Como é possível dialogar com quem tem uma história, uma tradição, uma religião, totalmente diferentes das nossas?
Posso responder com a nossa experiência. Aquela descoberta, para mim fulgurante, de Deus Amor que aconteceu num outro período de ódio e de violência como foi a segunda guerra mundial, ainda hoje ilumina a minha vida e a de pessoas de todas as culturas. Diante do receio do futuro, temos que ter a certeza que temos um Pai que não abandona os seus filhos, mas que os quer acompanhar, proteger e ajudar. Acreditar no seu amor foi sempre o primeiro imperativo, acreditar que somos amados por Ele pessoal e imensamente.
A descoberta do Pai leva à redescoberta dos filhos, da radicalidade do amor evangélico. Este amor não é feito só de palavras ou de sentimentos, é concreto.
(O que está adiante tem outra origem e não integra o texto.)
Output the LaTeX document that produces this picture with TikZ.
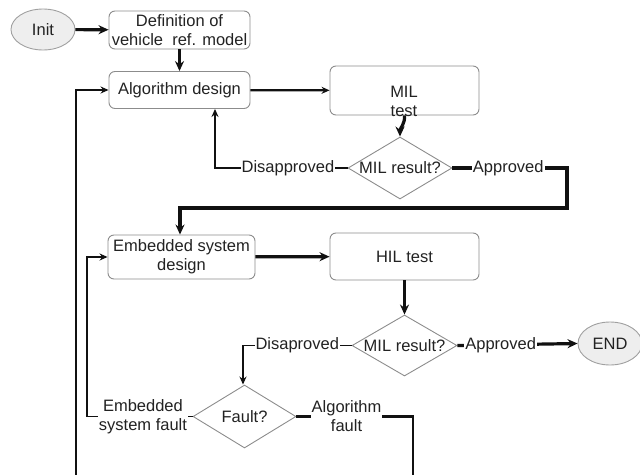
\documentclass[tikz,border=0pt]{standalone}
\usepackage{fontspec}
\setmainfont{Liberation Sans}
\usetikzlibrary{shapes.geometric,arrows.meta}
\definecolor{boxgray}{HTML}{8C8C8C}
\definecolor{ellborder}{HTML}{A0A0A0}
\definecolor{txt}{HTML}{222222}
\definecolor{ellfill}{HTML}{EEEEEE}
\definecolor{linecol}{HTML}{111111}
\begin{document}
\begin{tikzpicture}[x=1pt,y=-1pt,
  font=\fontsize{16.5}{19}\selectfont,
  box/.style={draw=boxgray, rounded corners=6pt, line width=0.9pt, align=center, inner sep=0pt, text=txt},
  ell/.style={ellipse, draw=ellborder, fill=ellfill, line width=0.9pt, text=txt, inner sep=0pt},
  dia/.style={diamond, draw=boxgray, line width=0.9pt, inner sep=0pt, text=txt},
  lbl/.style={fill=white, inner sep=1pt, text=txt, align=center},
  wthin/.style={draw=linecol, line width=1.5pt},
  wmid/.style={draw=linecol, line width=2.2pt},
  wthick/.style={draw=linecol, line width=3.2pt},
  tipbig/.style={-{Stealth[length=10pt,width=9pt]}},
  tipsmall/.style={-{Stealth[length=8pt,width=7pt]}}
]
\useasboundingbox (0,0) rectangle (640,474);
\clip (0,0) rectangle (640,474);

% nodes
\node[ell, minimum width=64pt, minimum height=41pt] (init) at (43,29.5) {Init};
\node[box, minimum width=141pt, minimum height=38pt] (def) at (179.5,30) {Definition of\\vehicle\ \ ref. model};
\node[box, minimum width=141pt, minimum height=37pt] (alg) at (179.5,90) {Algorithm design};
\node[box, minimum width=149pt, minimum height=49pt] (mil) at (404.5,90.5) {};
\node[text=txt, align=center, inner sep=0pt] (miltxt) at (404,101) {MIL\\test};
\node[dia, minimum width=104pt, minimum height=62pt] (d1) at (400,168) {\makebox[0pt]{MIL result?}};
\node[box, minimum width=147pt, minimum height=44pt] (emb) at (181.5,257) {Embedded system\\design};
\node[box, minimum width=149pt, minimum height=47pt] (hil) at (404.5,256.5) {HIL test};
\node[dia, minimum width=105pt, minimum height=61pt] (d2) at (404.5,345.5) {\makebox[0pt]{MIL result?}};
\node[ell, minimum width=64pt, minimum height=43pt] (end) at (610,343.5) {END};
\node[dia, minimum width=103pt, minimum height=63pt] (fault) at (244.5,416.5) {\makebox[0pt]{Fault?}};

% coordinates
\coordinate (c1) at (215,168);
\coordinate (c2) at (567,168);
\coordinate (c3) at (567,208);
\coordinate (c4) at (180,208);
\coordinate (c5) at (243,345.5);
\coordinate (c6) at (87,416.5);
\coordinate (c7) at (87,257);
\coordinate (c8) at (413,416.5);
\coordinate (c9) at (413,500);
\coordinate (c10) at (76,500);
\coordinate (c11) at (76,90);

% connectors
\draw[wthick, tipbig] (init) -- (def);
\draw[wthick, tipbig] (def) -- (alg);
\draw[wmid, tipsmall] (alg) -- (mil);
\draw[wthick, tipbig] (mil.south) to[out=-85,in=90] (d1.north);
\draw[wthin, tipsmall] (d1.west) -- node[lbl, pos=0.45]{Disapproved} (c1) -- (c1 |- alg.south);
\draw[wthick, tipbig] (d1.east) -- node[lbl, pos=0.487]{Approved} (c2) -- (c3) -- (c4) -- (c4 |- emb.north);
\draw[wthick, tipbig] (emb) -- (hil);
\draw[wthick, tipbig] (hil) -- (d2);
\draw[wthick, tipbig] (d2.east) -- node[lbl, pos=0.36]{Approved} (end.west);
\draw[wthin, tipsmall] (d2.west) -- node[lbl, pos=0.5]{Disaproved} (c5) -- (c5 |- fault.north);
\draw[wthin, tipsmall] (fault.west) -- node[lbl, pos=0.47]{Embedded\\system fault} (c6) -- (c7) -- (emb.west);
\draw[wmid, tipsmall] (fault.east) -- node[lbl, pos=0.43]{Algorithm\\fault} (c8) -- (c9) -- (c10) -- (c11) -- (alg.west);
\end{tikzpicture}
\end{document}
Exige que se faça um com os outros, que “se viva” de certo modo “o outro” com os seus sofrimentos, as suas alegrias, para o compreender, para poder servi-lo e ajudar concreta e eficazmente. Trata-se de chorar com quem chora e de se alegrar com quem está contente. Este amor é a chave que abre um diálogo profundo e fraterno, também com os membros das outras religiões e com pessoas de outras culturas.
Se tivermos este amor, o outro poderá manifestar-se, porque encontra em nós alguém que o acolhe, pode doar-se, porque encontra em nós alguém que o ouve. Ficamos então a conhecer a sua fé, a sua cultura, a sua linguagem. Entramos no seu mundo, inculturamo-nos nele e assim nos enriquecemos. A nossa completa abertura predispõe o outro a ouvir-nos. E com esta atitude contribuímos para que as nossas sociedades multiculturais sejam interculturais, isto é, compostas por culturas abertas umas às outras e em profundo diálogo de amor entre si.